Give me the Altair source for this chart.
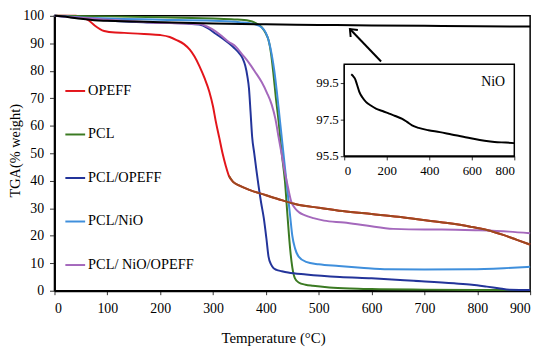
import altair as alt
import pandas as pd

FONT = "Liberation Serif"

series_names = ["OPEFF", "PCL", "PCL/OPEFF", "PCL/NiO", "PCL/ NiO/OPEFF"]
series_colors = ["#e3151b", "#3b7a22", "#23349a", "#3f8fdc", "#a468bc"]

opeff_T = [0, 40, 55, 65, 76, 94, 115, 132, 170, 200, 218, 231, 245, 256, 265, 274, 284, 293, 300, 305, 312, 318, 324, 330, 338, 349, 370, 399, 424, 461, 500, 545, 600, 650, 694, 740, 787, 820, 849, 875, 900]
opeff_V = [100, 100, 99.3, 98.3, 96.5, 94.5, 93.9, 93.8, 93.4, 93.0, 92.3, 91.2, 89.7, 87.7, 85.2, 81.8, 77.3, 72.4, 67, 61.8, 55.5, 50, 45.5, 41.8, 39.6, 38.3, 36.6, 34.8, 33.3, 31.3, 30.2, 29.0, 27.9, 26.9, 25.8, 24.7, 23.3, 22.0, 20.3, 18.5, 16.8]

pcl_T = [0, 100, 200, 300, 340, 368, 380, 392, 400, 405, 410, 414, 419, 424, 430, 436, 441, 446, 450, 455, 462, 475, 489, 520, 560, 600, 700, 800, 900]
pcl_V = [100, 99.8, 99.5, 99.0, 98.7, 98.2, 97.4, 95.9, 93.5, 91.2, 86, 79.4, 70, 61.8, 50, 40, 27, 15, 8.5, 4.5, 3.0, 2.2, 1.8, 1.2, 0.8, 0.6, 0.4, 0.3, 0.3]

pclopeff_T = [0, 50, 88, 181, 250, 274, 290, 305, 318, 330, 340, 349, 356, 361, 365, 368, 371, 374, 378, 382, 386, 391, 396, 401, 405, 410, 414, 420, 430, 442, 476, 540, 600, 680, 756, 790, 818, 840, 861, 880, 900]
pclopeff_V = [100, 99.2, 98.5, 97.6, 97.2, 96.8, 95.5, 93.5, 91.8, 90, 88.3, 86.5, 84.5, 81.8, 78, 73.6, 65, 56, 50, 44, 38.3, 32, 26.5, 19, 12.4, 9.5, 8.3, 7.6, 7.1, 6.6, 5.9, 5.0, 4.5, 3.6, 2.7, 2.2, 1.5, 0.9, 0.35, 0.3, 0.3]

pclnio_T = [0, 50, 100, 200, 300, 350, 378, 392, 400, 406, 411, 416, 421, 426, 431, 436, 441, 446, 450, 455, 462, 476, 500, 538, 580, 632, 700, 787, 850, 900]
pclnio_V = [100, 99.4, 99.0, 98.6, 98.2, 97.7, 97.0, 95.8, 93.8, 90.5, 86, 80, 72, 63, 54, 45, 36, 27, 20, 15.5, 12.4, 10.5, 9.6, 9.0, 8.4, 7.8, 7.7, 7.8, 8.2, 8.7]

pclnioopeff_T = [0, 50, 88, 181, 250, 274, 295, 318, 330, 343, 355, 368, 380, 392, 402, 411, 418, 424, 430, 436, 442, 448, 455, 463, 473, 490, 510, 548, 590, 641, 700, 733, 800, 860, 900]
pclnioopeff_V = [100, 99.3, 98.8, 97.6, 97.2, 97.0, 95.5, 92.4, 90.5, 88.8, 86, 82.9, 79.5, 75.9, 72, 67.7, 62.5, 55.9, 49.5, 43, 37.5, 32.4, 30, 28.5, 27.5, 26.4, 25.5, 24.8, 23.7, 22.5, 22.3, 22.3, 22.0, 21.5, 20.9]

nio_T = [0, 25, 50, 75, 100, 150, 200, 300, 400, 500, 600, 700, 800, 900]
nio_V = [100, 99.6, 98.9, 98.4, 98.2, 97.9, 97.7, 97.2, 96.9, 96.7, 96.5, 96.35, 96.2, 96.1]

inset_T = [33, 42, 51, 60, 71, 85, 102, 125, 149, 180, 211, 240, 273, 295, 319, 350, 396, 450, 505, 560, 614, 660, 707, 760, 800]
inset_V = [99.95, 99.85, 99.7, 99.4, 99.0, 98.7, 98.45, 98.25, 98.08, 97.95, 97.81, 97.68, 97.52, 97.36, 97.17, 97.03, 96.9, 96.8, 96.67, 96.55, 96.42, 96.33, 96.26, 96.23, 96.2]

x_ticks = [0, 100, 200, 300, 400, 500, 600, 700, 800, 900]
y_ticks = [0, 10, 20, 30, 40, 50, 60, 70, 80, 90, 100]
inset_x_ticks = [0, 200, 400, 600, 800]
inset_y_ticks = [95.5, 97.5, 99.5]

arrow_tail = (618, 83.4)
arrow_head = (559, 95.2)

W, H = 481, 278
INSET_X = [293, 465]
INSET_Y = [141.7, 49]

rows = []
for name, Ts, Vs in zip(series_names,
                        [opeff_T, pcl_T, pclopeff_T, pclnio_T, pclnioopeff_T],
                        [opeff_V, pcl_V, pclopeff_V, pclnio_V, pclnioopeff_V]):
    for i, (t, v) in enumerate(zip(Ts, Vs)):
        rows.append({"series": name, "T": t, "V": v, "i": i})
df = pd.DataFrame(rows)
df_nio = pd.DataFrame({"T": nio_T, "V": nio_V})
df_inset = pd.DataFrame({"T": inset_T, "V": inset_V})
df_arrow = pd.DataFrame({"T": [arrow_tail[0]], "V": [arrow_tail[1]], "T2": [arrow_head[0]], "V2": [arrow_head[1]]})
df_head = pd.DataFrame({"T": [arrow_head[0]], "V": [arrow_head[1]]})
df_box = pd.DataFrame({"T": [0], "T2": [800], "V": [95.5], "V2": [100.5]})
df_lab = pd.DataFrame({"T": [700], "V": [99.55], "label": ["NiO"]})

x_axis = alt.Axis(values=x_ticks, title="Temperature (°C)", tickSize=4, labelPadding=7,
                  titleX=221, titleY=52, titleBaseline="alphabetic", titleAlign="center")
y_axis = alt.Axis(values=y_ticks, title="TGA(% weight)", tickSize=5, labelPadding=6,
                  titleX=-39.5, titleY=136, titleAlign="center", titleBaseline="middle",
                  titleAngle=270, titleFontSize=14.5)
xm = alt.X("T:Q", scale=alt.Scale(domain=[0, 900], nice=False, zero=False), axis=x_axis)
ym = alt.Y("V:Q", scale=alt.Scale(domain=[0, 100], nice=False, zero=False), axis=y_axis)

lines = alt.Chart(df).mark_line(strokeWidth=2, interpolate="monotone").encode(
    x=xm, y=ym,
    color=alt.Color("series:N", sort=series_names,
                    scale=alt.Scale(domain=series_names, range=series_colors),
                    legend=alt.Legend(title=None, orient="none", legendX=10, legendY=65,
                                      symbolType="stroke", symbolSize=400, symbolStrokeWidth=2,
                                      labelFont=FONT, labelFontSize=14.5, labelColor="black",
                                      rowPadding=26, labelOffset=2, padding=0)),
    order="i:Q",
)
brown = alt.Chart(df).transform_filter(
    (alt.datum.series == "OPEFF") & (alt.datum.T >= 330)
).mark_line(strokeWidth=2, interpolate="monotone", color="#9b4a1f").encode(x=xm, y=ym, order="i:Q")
nio_main = alt.Chart(df_nio).mark_line(strokeWidth=2, color="black", interpolate="monotone").encode(x=xm, y=ym)
arrow = alt.Chart(df_arrow).mark_rule(strokeWidth=2, color="black").encode(x=xm, y=ym, x2="T2:Q", y2="V2:Q")
head = alt.Chart(df_head).mark_point(shape="M -0.8 1 L 0 0 L 0.8 1", angle=316, size=160, filled=False,
                                     stroke="black", strokeWidth=2, opacity=1).encode(x=xm, y=ym)

main = alt.layer(lines, brown, nio_main, arrow, head)

xi_axis = alt.Axis(orient="bottom", offset=-(H - INSET_Y[0]), values=inset_x_ticks, title=None,
                   tickSize=4, labelPadding=5, labelFontSize=13)
yi_axis = alt.Axis(orient="left", offset=-INSET_X[0], values=inset_y_ticks, format=".1f", title=None,
                   tickSize=4, labelPadding=2, labelFontSize=13)
xi = alt.X("T:Q", scale=alt.Scale(domain=[0, 800], range=INSET_X, nice=False, zero=False), axis=xi_axis)
yi = alt.Y("V:Q", scale=alt.Scale(domain=[95.5, 100.5], range=INSET_Y, nice=False, zero=False), axis=yi_axis)

box = alt.Chart(df_box).mark_rect(fill="white", stroke="black", strokeWidth=1.5).encode(x=xi, y=yi, x2="T2:Q", y2="V2:Q")
inset_line = alt.Chart(df_inset).mark_line(strokeWidth=2, color="black", interpolate="monotone").encode(x=xi, y=yi)
inset_text = alt.Chart(df_lab).mark_text(font=FONT, fontSize=14, color="black").encode(x=xi, y=yi, text="label:N")

inset = alt.layer(box, inset_line, inset_text)

chart = alt.layer(main, inset).resolve_scale(x="independent", y="independent").properties(
    width=W, height=H, autosize="none", background="white",
    padding={"left": 47, "top": 6, "right": 12, "bottom": 56},
).configure_view(stroke="black", strokeWidth=1.5).configure_axis(
    grid=False, domainColor="black", domainWidth=2, tickColor="#333", tickWidth=1,
    labelFont=FONT, labelFontSize=14, labelColor="black",
    titleFont=FONT, titleFontSize=15, titleColor="black", titleFontWeight="normal",
)

chart.save("out.html", embed_options={"renderer": "svg", "actions": False})
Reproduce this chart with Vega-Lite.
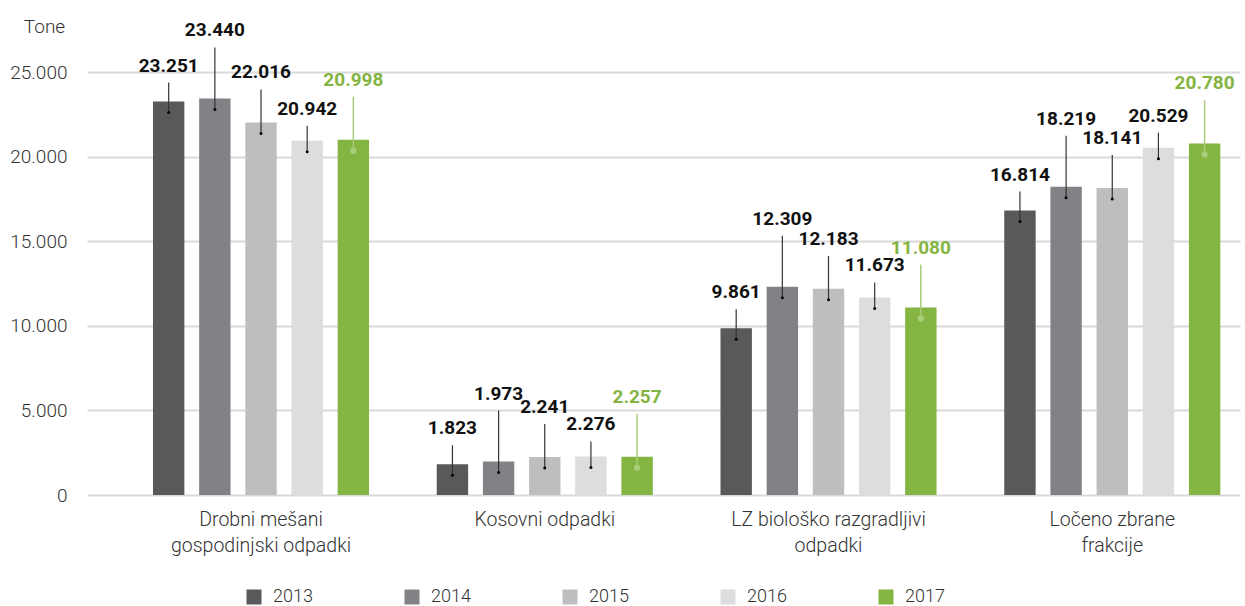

================================

**What the task requires**
From the entries above, copy every line containing the word "this".

**Expected answer**
Give me the Altair source for this chart.
Reproduce this chart with Vega-Lite.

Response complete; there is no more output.